Tuesday, March 17, 2009

Aliveness, or Why I Keep Thinking About Guns

Aliveness, it's a strange term. It's even more difficult to explain in the context of Martial Arts. A art should be alive, it should be changing, evolving, and growing. However an art that grows, changes, and evolves may not subscribe to the principle of Aliveness.

matt Thornton of Straight Blast Gym (SBG/SBGi) is the godfather of this term, and has done much to bring it to the forefront. His own words can be found here.

So, what does this have to do with me? Simple. I began my martial training in earnest in Wing Chun. A system espousing deadly efficiency. As I spent more time in the club, and more time sparring I realized that when I fought (badly) I used very little of my training. So I began to look at what I was doing wrong. Around this time I was introduced to the concept of Aliveness. I was shown that in order to use something it had to be practiced and not just in forms. I was introduced to the three I's. Introduction, Isolate, Incorporate.

Take a subject dear to my heart, programming. I wish to learn a new language, I am Introduced to it. This introduction is most likely dead, as in there is no resistance. I read, I ponder but I do not do any coding.

Next I begin looking at same code, writing toy examples, playing around. I debug bits of code, deal with errors and push a little bit. I want to learn the control structures, so I work with just control structures. This is the Isolate stage. I'm writing code, I'm playing, but it's still on a toy scale.

Lastly is the Incorporate phase. In this phase I begin writing code. I begin internalizing the language, making comparisons with what I already know, making it "work" for me. At this point I know the language, or at least parts of it, and can build from there.

So, back to Martial Arts. Wing Chun was stuck in the Introduce and Isolate stages. A technique was shown, and drilled in a non-resisting fashion but it was never tested, it never because an intrinsic part of my game.

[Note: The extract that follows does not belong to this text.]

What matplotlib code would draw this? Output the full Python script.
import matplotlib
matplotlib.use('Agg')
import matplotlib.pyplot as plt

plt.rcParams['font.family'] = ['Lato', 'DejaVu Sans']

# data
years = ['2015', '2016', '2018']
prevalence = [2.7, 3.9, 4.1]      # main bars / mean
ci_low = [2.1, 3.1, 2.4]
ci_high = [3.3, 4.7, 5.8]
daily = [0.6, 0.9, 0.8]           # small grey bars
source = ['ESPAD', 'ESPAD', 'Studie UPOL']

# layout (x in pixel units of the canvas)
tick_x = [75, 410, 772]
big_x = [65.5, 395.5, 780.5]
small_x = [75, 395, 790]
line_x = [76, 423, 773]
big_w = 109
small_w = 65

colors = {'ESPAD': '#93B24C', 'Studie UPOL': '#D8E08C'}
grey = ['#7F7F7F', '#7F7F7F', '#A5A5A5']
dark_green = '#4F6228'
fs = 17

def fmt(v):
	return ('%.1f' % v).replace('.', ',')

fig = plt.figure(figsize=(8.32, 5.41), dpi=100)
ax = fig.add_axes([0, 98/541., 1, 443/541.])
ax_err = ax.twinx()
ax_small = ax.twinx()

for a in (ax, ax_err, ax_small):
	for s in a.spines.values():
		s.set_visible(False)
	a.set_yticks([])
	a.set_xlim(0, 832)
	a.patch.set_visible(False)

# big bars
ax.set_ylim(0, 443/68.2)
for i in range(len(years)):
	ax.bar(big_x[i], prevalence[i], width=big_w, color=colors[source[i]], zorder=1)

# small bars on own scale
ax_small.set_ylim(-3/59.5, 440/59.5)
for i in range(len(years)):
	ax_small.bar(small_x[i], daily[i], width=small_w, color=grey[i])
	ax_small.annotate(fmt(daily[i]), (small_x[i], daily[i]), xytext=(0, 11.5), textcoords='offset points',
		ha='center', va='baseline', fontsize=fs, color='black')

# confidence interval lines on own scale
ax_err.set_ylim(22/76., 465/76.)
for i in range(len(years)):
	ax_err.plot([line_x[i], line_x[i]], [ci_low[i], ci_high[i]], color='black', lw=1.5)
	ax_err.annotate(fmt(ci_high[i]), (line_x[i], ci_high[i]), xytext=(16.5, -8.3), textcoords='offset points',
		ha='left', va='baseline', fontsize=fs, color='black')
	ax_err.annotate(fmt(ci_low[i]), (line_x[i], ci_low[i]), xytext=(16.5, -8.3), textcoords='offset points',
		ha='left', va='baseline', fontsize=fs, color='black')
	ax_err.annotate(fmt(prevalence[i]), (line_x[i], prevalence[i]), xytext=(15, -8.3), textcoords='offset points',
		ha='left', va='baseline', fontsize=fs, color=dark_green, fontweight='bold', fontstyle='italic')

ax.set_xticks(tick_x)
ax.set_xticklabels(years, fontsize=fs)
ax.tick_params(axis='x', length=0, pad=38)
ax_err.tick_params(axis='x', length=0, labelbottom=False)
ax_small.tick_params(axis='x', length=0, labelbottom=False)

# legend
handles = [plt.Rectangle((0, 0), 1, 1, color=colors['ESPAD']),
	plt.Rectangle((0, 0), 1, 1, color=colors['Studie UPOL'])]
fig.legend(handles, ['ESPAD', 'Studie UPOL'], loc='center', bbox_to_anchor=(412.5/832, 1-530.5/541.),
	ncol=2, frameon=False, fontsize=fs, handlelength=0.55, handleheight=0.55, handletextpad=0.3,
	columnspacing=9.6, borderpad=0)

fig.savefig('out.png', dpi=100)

I then switched to BJJ, and in doing so found the way things "should" be done. A technique is shown, drilled with increasing resistance then I would attempt to use the technique in free sparring against a resisting opponent. I would fail, get feedback, adjust and try again. My current art, Judo, works the same way.

So, why guns?

Because in training Alive, in competing, and fighting it is eventually natural to realize that there are limits. There are situations that no matter how good I am, no matter how conditioned I am I simply will not be fast enough, strong enough, good enough. So, I look for tools to improve my chances. At first I looked at Kali, and thought that a blade would be the natural equalizer. However, even good Kali is mostly dead. There are few groups willing to train a weapon based art in an Alive manner simply because it hurts!

So why would I carry a blade if I'm not 100% sure that when I need it I will know how to use it? I wouldn't.

So I looked elsewhere. Time and time again I came back to IPSEC and firearms. IPSEC is a competition format where a shooter moves through a course with preset targets, both good targets, and "bad" targets. The shooter is scored based on speed and accuracy, with penalties for shooting the "bad" targets.

It is as close to an Alive weapon art that I have found and frankly, it just sounds like fun!

I don't plan on pursuing a pistol permit any time soon, but it keeps bouncing around the back of my mind and like an itch will one day have to be scratched.